Opengl function body

Is it possible to view or to download the opengl functions body ? not the prototype, the source or is this not possible because opengl is proprietary ?

OpenGL is a specification. It defines only prototypes by definition, because the actual source code depends on the operating system, processor and graphics card.

Individual drivers implement OpenGL differently. Some are proprietary (NVidia), some are free (Mesa).

OpenGL is not software.

The “open” in OpenGL is nothing to do with open source or any other definition of free software; OpenGL actually pre-dates the open source movement, and pre-dates use of the term “open source”.

The “open” refers to it’s status as an open standard.

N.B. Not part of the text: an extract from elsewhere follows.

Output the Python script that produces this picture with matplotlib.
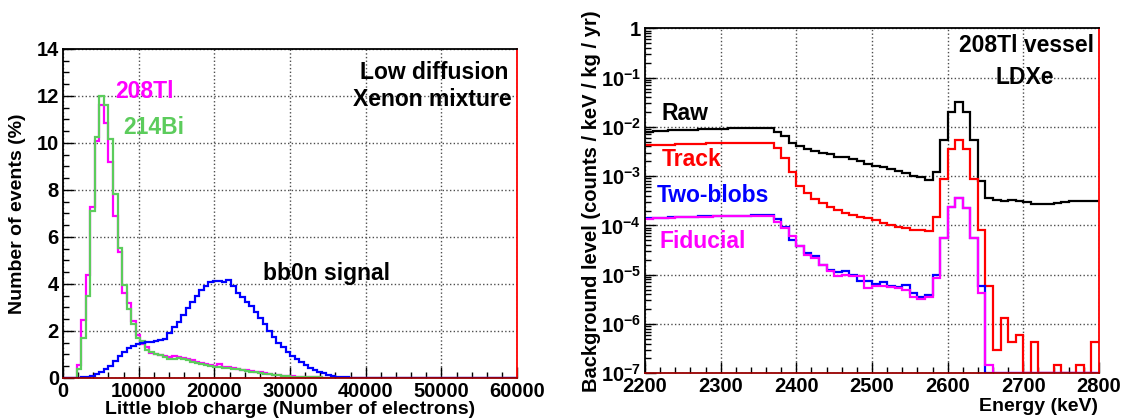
import numpy as np
import matplotlib
matplotlib.use("Agg")
import matplotlib.pyplot as plt
from matplotlib.ticker import MultipleLocator, FuncFormatter, LogLocator, NullFormatter

plt.rcParams['font.family'] = ['Liberation Sans', 'DejaVu Sans']
plt.rcParams['font.weight'] = 'bold'
plt.rcParams['mathtext.fontset'] = 'custom'
plt.rcParams['mathtext.rm'] = 'Liberation Sans:bold'
plt.rcParams['mathtext.bf'] = 'Liberation Sans:bold'
plt.rcParams['mathtext.default'] = 'bf'

# ---- left panel: little blob charge, 100 bins of 600 electrons ----
charge_edges = np.linspace(0, 60000, 101)

tl208_pct = [0, 0, 0, 0.55, 2.45, 4.4, 7.27, 10.1, 11.6, 10.85,
             9.2, 6.9, 5.37, 3.6, 3.17, 2.41, 1.85, 1.46, 1.32, 1.05,
             1.0, 0.98, 0.95, 0.9, 0.92, 0.88, 0.85, 0.8, 0.78, 0.7,
             0.62, 0.6, 0.55, 0.52, 0.58, 0.47, 0.45, 0.41, 0.38, 0.35,
             0.33, 0.3, 0.27, 0.24, 0.2, 0.17, 0.14, 0.12, 0.1, 0.08,
             0.07, 0.06, 0.05, 0.04, 0.035, 0.03, 0.025, 0.02, 0.02, 0.015,
             0.01, 0.01, 0.01, 0.01, 0.01, 0.01, 0.01, 0.01, 0.01, 0.01,
             0.005, 0.005, 0.005, 0.005, 0.005, 0.005, 0.005, 0.005, 0.005, 0.005,
             0, 0, 0, 0, 0, 0, 0, 0, 0, 0,
             0, 0, 0, 0, 0, 0, 0, 0, 0, 0]

bi214_pct = [0, 0, 0, 0.4, 1.72, 3.5, 7.1, 10.27, 12.0, 11.6,
             10.15, 7.85, 5.55, 3.95, 2.95, 2.29, 1.7, 1.56, 1.2, 1.1,
             1.0, 0.98, 0.9, 0.82, 0.8, 0.85, 0.82, 0.75, 0.7, 0.65,
             0.6, 0.55, 0.5, 0.48, 0.45, 0.44, 0.42, 0.4, 0.37, 0.33,
             0.3, 0.27, 0.24, 0.21, 0.18, 0.16, 0.13, 0.11, 0.09, 0.07,
             0.06, 0.05, 0.045, 0.04, 0.035, 0.03, 0.025, 0.02, 0.02, 0.015,
             0.01, 0.01, 0.01, 0.01, 0.01, 0.01, 0.01, 0.01, 0.01, 0.01,
             0.005, 0.005, 0.005, 0.005, 0.005, 0.005, 0.005, 0.005, 0.005, 0.005,
             0, 0, 0, 0, 0, 0, 0, 0, 0, 0,
             0, 0, 0, 0, 0, 0, 0, 0, 0, 0]

bb0n_pct = [0, 0, 0, 0.02, 0.03, 0.05, 0.085, 0.17, 0.27, 0.37,
            0.51, 0.74, 0.94, 1.12, 1.26, 1.38, 1.46, 1.5, 1.52, 1.55,
            1.57, 1.62, 1.65, 1.92, 2.16, 2.4, 2.68, 2.99, 3.22, 3.49,
            3.74, 3.91, 4.09, 4.11, 4.11, 4.1, 4.17, 3.93, 3.6, 3.43,
            3.25, 3.06, 2.79, 2.54, 2.28, 2.0, 1.76, 1.5, 1.3, 1.12,
            0.94, 0.79, 0.67, 0.55, 0.44, 0.34, 0.27, 0.2, 0.14, 0.1,
            0.06, 0.04, 0.03, 0.02, 0.01, 0.01, 0, 0, 0, 0,
            0, 0, 0, 0, 0, 0, 0, 0, 0, 0,
            0, 0, 0, 0, 0, 0, 0, 0, 0, 0,
            0, 0, 0, 0, 0, 0, 0, 0, 0, 0]

# ---- right panel: background spectra, 60 bins of 10 keV ----
energy_edges = np.arange(2200, 2810, 10)

raw_bkg = [8.0e-3, 8.1e-3, 8.3e-3, 8.5e-3, 8.6e-3, 8.7e-3, 8.8e-3, 8.9e-3, 9.0e-3, 9.1e-3,
           9.2e-3, 9.3e-3, 9.4e-3, 9.5e-3, 9.5e-3, 9.5e-3, 9.4e-3, 8.0e-3, 6.4e-3, 4.7e-3,
           4.0e-3, 3.6e-3, 3.3e-3, 3.0e-3, 2.8e-3, 2.5e-3, 2.4e-3, 2.2e-3, 2.0e-3, 1.8e-3,
           1.6e-3, 1.5e-3, 1.4e-3, 1.28e-3, 1.15e-3, 1.0e-3, 9.4e-4, 8.4e-4, 1.2e-3, 5.4e-3,
           2.0e-2, 3.2e-2, 2.0e-2, 5.4e-3, 8.0e-4, 3.6e-4, 3.3e-4, 3.2e-4, 3.3e-4, 3.15e-4,
           2.95e-4, 2.7e-4, 2.7e-4, 2.7e-4, 2.9e-4, 3.05e-4, 3.15e-4, 3.15e-4, 3.2e-4, 3.2e-4]

track_bkg = [4.2e-3, 4.25e-3, 4.3e-3, 4.35e-3, 4.4e-3, 4.45e-3, 4.5e-3, 4.55e-3, 4.6e-3, 4.65e-3,
             4.7e-3, 4.75e-3, 4.8e-3, 4.8e-3, 4.8e-3, 4.75e-3, 4.6e-3, 3.7e-3, 2.3e-3, 1.2e-3,
             6.3e-4, 4.5e-4, 3.4e-4, 2.8e-4, 2.4e-4, 2.1e-4, 1.8e-4, 1.6e-4, 1.5e-4, 1.4e-4,
             1.3e-4, 1.12e-4, 1.0e-4, 9.3e-5, 8.7e-5, 8.1e-5, 7.9e-5, 7.8e-5, 1.5e-4, 8.7e-4,
             3.5e-3, 5.5e-3, 3.5e-3, 8.7e-4, 8.1e-5, 5.8e-6, 3.0e-7, 1.3e-6, 4.4e-7, 6.0e-7,
             0, 4.4e-7, 0, 0, 1.45e-7, 0, 0, 1.45e-7, 0, 4.4e-7]

twoblob_bkg = [1.40e-4, 1.42e-4, 1.43e-4, 1.45e-4, 1.47e-4, 1.48e-4, 1.50e-4, 1.52e-4, 1.53e-4, 1.55e-4,
               1.56e-4, 1.57e-4, 1.58e-4, 1.58e-4, 1.60e-4, 1.62e-4, 1.60e-4, 1.35e-4, 9.5e-5, 5.1e-5,
               3.9e-5, 2.75e-5, 2.35e-5, 1.6e-5, 1.26e-5, 1.12e-5, 1.2e-5, 1.0e-5, 7.5e-6, 7.5e-6,
               6.5e-6, 7.0e-6, 6.0e-6, 5.6e-6, 6.3e-6, 4.2e-6, 3.6e-6, 3.9e-6, 1.0e-5, 5.5e-5,
               2.4e-4, 3.6e-4, 2.3e-4, 5.5e-5, 5.8e-6, 0, 0, 0, 0, 0,
               0, 0, 0, 0, 0, 0, 0, 0, 0, 0]

fiducial_bkg = [1.38e-4, 1.40e-4, 1.41e-4, 1.43e-4, 1.45e-4, 1.46e-4, 1.48e-4, 1.50e-4, 1.51e-4, 1.53e-4,
                1.54e-4, 1.55e-4, 1.56e-4, 1.56e-4, 1.58e-4, 1.58e-4, 1.55e-4, 1.2e-4, 8.7e-5, 6.0e-5,
                3.9e-5, 2.5e-5, 2.2e-5, 1.6e-5, 1.2e-5, 9.5e-6, 1.0e-5, 9.5e-6, 9.5e-6, 5.4e-6,
                6.0e-6, 5.8e-6, 5.6e-6, 5.4e-6, 4.8e-6, 3.5e-6, 3.2e-6, 3.6e-6, 8.5e-6, 5.5e-5,
                2.4e-4, 3.6e-4, 2.3e-4, 5.5e-5, 4.2e-6, 1.45e-7, 0, 0, 0, 0,
                0, 0, 0, 0, 0, 0, 0, 0, 0, 0]

MAGENTA = '#ff00ff'
GREEN = '#5ccc5c'
BLUE = '#0000ff'
RED = '#ff0000'

TICK_FS = 14.5
LABEL_FS = 14
NOTE_FS = 16.5


def root_frame(ax):
    # ROOT-like frame: inward ticks, dotted grid, red edges on bottom/right
    for s in ax.spines.values():
        s.set_linewidth(1.3)
    ax.spines['right'].set_color(RED)
    ax.spines['bottom'].set_color('#990000')
    ax.tick_params(which='both', direction='in', top=False, right=False,
                   labelsize=TICK_FS, pad=3, width=1)
    ax.tick_params(which='major', length=8)
    ax.tick_params(which='minor', length=4)
    ax.grid(True, which='major', linestyle=':', color='0.3', linewidth=1)
    ax.set_axisbelow(True)
    for lab in ax.get_xticklabels() + ax.get_yticklabels():
        lab.set_fontweight('bold')


def place_labels(ax, xy_x, xy_y):
    ax.xaxis.label.set_va('center')
    ax.yaxis.label.set_va('center')
    ax.xaxis.set_label_coords(*xy_x)
    ax.yaxis.set_label_coords(*xy_y)


fig = plt.figure(figsize=(11.26, 4.19), dpi=100)

# left: little blob charge
ax1 = fig.add_axes([0.0560, 0.0979, 0.4032, 0.7852])
ax1.stairs(tl208_pct, charge_edges, color=MAGENTA, lw=1.6)
ax1.stairs(bi214_pct, charge_edges, color=GREEN, lw=1.6)
ax1.stairs(bb0n_pct, charge_edges, color=BLUE, lw=1.6)
ax1.set_xlim(0, 60000)
ax1.set_ylim(0, 14)
ax1.xaxis.set_major_locator(MultipleLocator(10000))
ax1.xaxis.set_minor_locator(MultipleLocator(2000))
ax1.yaxis.set_major_locator(MultipleLocator(2))
ax1.yaxis.set_minor_locator(MultipleLocator(0.5))
root_frame(ax1)
ax1.set_xlabel('Little blob charge (Number of electrons)', fontsize=LABEL_FS, fontweight='bold')
ax1.set_ylabel('Number of events (%)', fontsize=LABEL_FS, fontweight='bold')
place_labels(ax1, (0.5, -0.097), (-0.101, 0.5))

txt = dict(fontsize=NOTE_FS, fontweight='bold', transform=ax1.transAxes, va='center')
ax1.text(0.1145, 0.872, '208Tl', color=MAGENTA, ha='left', **txt)
ax1.text(0.132, 0.760, '214Bi', color=GREEN, ha='left', **txt)
ax1.text(0.980, 0.930, 'Low diffusion', color='black', ha='right', **txt)
ax1.text(0.989, 0.845, 'Xenon mixture', color='black', ha='right', **txt)
ax1.text(0.4405, 0.319, 'bb0n signal', color='black', ha='left', **txt)

# right: background level vs energy
ax2 = fig.add_axes([0.5728, 0.1091, 0.4032, 0.8234])
floor = 1e-7  # empty bins sit on the lower frame, as in ROOT
for vals, col in [(raw_bkg, 'black'), (track_bkg, RED),
                  (twoblob_bkg, BLUE), (fiducial_bkg, MAGENTA)]:
    ax2.stairs(np.clip(vals, floor, None), energy_edges, baseline=None, color=col, lw=1.6)
ax2.set_yscale('log')
ax2.set_xlim(2200, 2800)
ax2.set_ylim(1e-7, 1)
ax2.xaxis.set_major_locator(MultipleLocator(100))
ax2.xaxis.set_minor_locator(MultipleLocator(20))
ax2.yaxis.set_major_locator(LogLocator(base=10, numticks=10))
ax2.yaxis.set_minor_locator(LogLocator(base=10, subs=np.arange(2, 10), numticks=20))
ax2.yaxis.set_minor_formatter(NullFormatter())
ax2.yaxis.set_major_formatter(FuncFormatter(
    lambda v, p: '1' if abs(v - 1) < 1e-9 else r'$10^{%d}$' % round(np.log10(v))))
root_frame(ax2)
ax2.set_xlabel('Energy (keV)', fontsize=LABEL_FS, fontweight='bold', ha='right')
ax2.set_ylabel('Background level (counts / keV / kg / yr)', fontsize=LABEL_FS + 0.5, fontweight='bold')
place_labels(ax2, (0.998, -0.097), (-0.117, 0.5))

txt2 = dict(fontsize=NOTE_FS, fontweight='bold', transform=ax2.transAxes, va='center')
ax2.text(0.989, 0.949, '208Tl vessel', color='black', ha='right', **txt2)
ax2.text(0.837, 0.856, 'LDXe', color='black', ha='center', **txt2)
ax2.text(0.037, 0.754, 'Raw', color='black', ha='left', **txt2)
ax2.text(0.037, 0.621, 'Track', color=RED, ha='left', **txt2)
ax2.text(0.026, 0.514, 'Two-blobs', color=BLUE, ha='left', **txt2)
ax2.text(0.033, 0.381, 'Fiducial', color=MAGENTA, ha='left', **txt2)

fig.savefig('out.png', dpi=100)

An open standard is a standard that is publicly available and has various rights to use associated with it and may also have various properties of how it was designed (e.g. open process). There is no single definition, and interpretations vary with usage.

The terms open and standard have a wide range of meanings associated with their usage. There are a number of definitions of open standards which emphasize different aspects of openness, including the openness of the resulting specification, the openness of the drafting process, and the ownership of rights in the standard. The term “standard” is sometimes restricted to technologies approved by formalized committees that are open to participation by all interested parties and operate on a consensus basis.

It has nothing whatsoever to do with source code. Also, don’t make the mistake of thinking that just because OpenGL is available for Linux it must be software or open source, because that’s not the case at all either.

OpenGL is typically implemented by your GPU vendor in device drivers for their hardware, and each GPU vendor’s implementation is typically proprietary to that vendor. To reiterate - OpenGL is not software. When you make an OpenGL call in your program, it is not OpenGL that does the drawing. OpenGL is classically defined as “a software interface to graphics hardware”, so: your program makes the OpenGL call, it goes to your device driver, your device driver tells your hardware what to draw, and your hardware does the actual drawing.

As an exception to this, software implementations of OpenGL (or libraries that look, smell, taste, feel and quack like OpenGL , without actually being called “OpenGL”) do exist, with the best-known perhaps being MESA. In cases where such libraries have their source code available, you can download and read it, but you should have no expectation that it’s in any way indicative of what other OpenGL implementations are like.